A window is moved over the input data, and two linear models are fit in the method search(): one containing only a linear polynomial, and one containing an additional step in the middle of the window. Then, using the AIC, the relative probabilities are calculated, and saved for each timestep.

In the final step, one can threshold these relative probabilities with the method steps(), and look for local maxima, which will correspond to probable steps.

If the class is constructed with kernel_size, x and y passed, it automatically calls its method search(), otherwise, search() needs to be called manually. Running the method again with a different kernel_size, x or y will overwrite previous results.

Parameters

kernel_size (Optional[int], default: None) – Window size of the detector.

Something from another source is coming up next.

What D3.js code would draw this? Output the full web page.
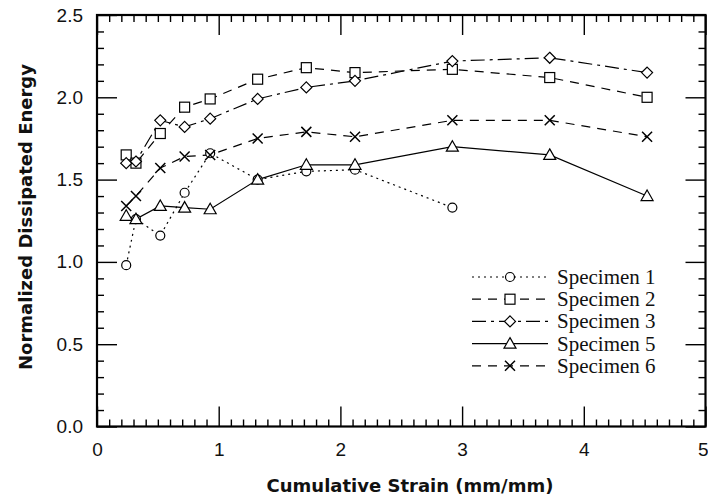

Must be odd.
kernel_size_min (int, default: 0) – Minimum window size of the detector (for edges). Must be smaller than or equal to kernel_size.
x (Optional[ndarray], default: None) – Input array of shape \((\text{num_observations},)\). Should not contain NaNs.
y (Optional[ndarray], default: None) – Input array of shape \((\text{num_observations}, \text{num_components})\). Can contain NaNs.

static AIC_c(rss, n, K)[source]

Calculates the Akaike Information Criterion for small samples for Least Squares regression results. Implementation is based on [burnhamanderson02] (ch. 2).

Parameters

rss (float) – Residual sum of squares.
n (int) – Number of samples.
K (int) – Degrees of freedom. If the Least Squares model has \(\text{num_parameters}\) parameters (including the mean), then the degrees of freedom are \(K = \text{num_parameters} + 1\)

Return type

float

Returns

The Small Sample AIC for Least Squares \(\text{AIC}_c\).

References

burnhamanderson02: (2002) Information and Likelihood Theory: A Basis for Model Selection and Inference. In: Burnham K.P., Anderson D.R. (eds) Model Selection and Multimodel Inference. Springer, New York, NY. doi:10.1007/978-0-387-22456-5_2.

property kernel_size: int: Kernel (window) size of the detector.

property kernel_size_min: int: Minimum kernel (window) size of the detector.

search(x, y, maxdel=10.0)[source]

Function that will search for steps in the data. Upon successful completion, it will return the relative step probabilities as well as the residuals variances of the two hypotheses tested (as reported by test_single()).

Parameters

x (ndarray) – Input array of shape \((\text{num_observations},)\). Should not contain NaNs.
y (ndarray) – Input array of shape \((\text{num_observations}, \text{num_components})\). Can contain NaNs.
maxdel (float, default: 10.0) – Difference in AIC that should be considered not significantly better. (Refers to \(\Delta_i = \text{AIC}_{c,i} - \text{AIC}_{c,\text{min}}\).)

Return type

tuple[ndarray, ndarray, ndarray]

Returns

probabilities – Contains the relative probabilities array. Has shape \((\text{num_observations}, \text{num_components})\).
var0 – Contains the array of the residuals variance of the hypothesis that no step is present. Has shape \((\text{num_observations}, \text{num_components})\).
var1 – Contains the array of the residuals variance of the hypothesis that a step is present. Has shape \((\text{num_observations}, \text{num_components})\).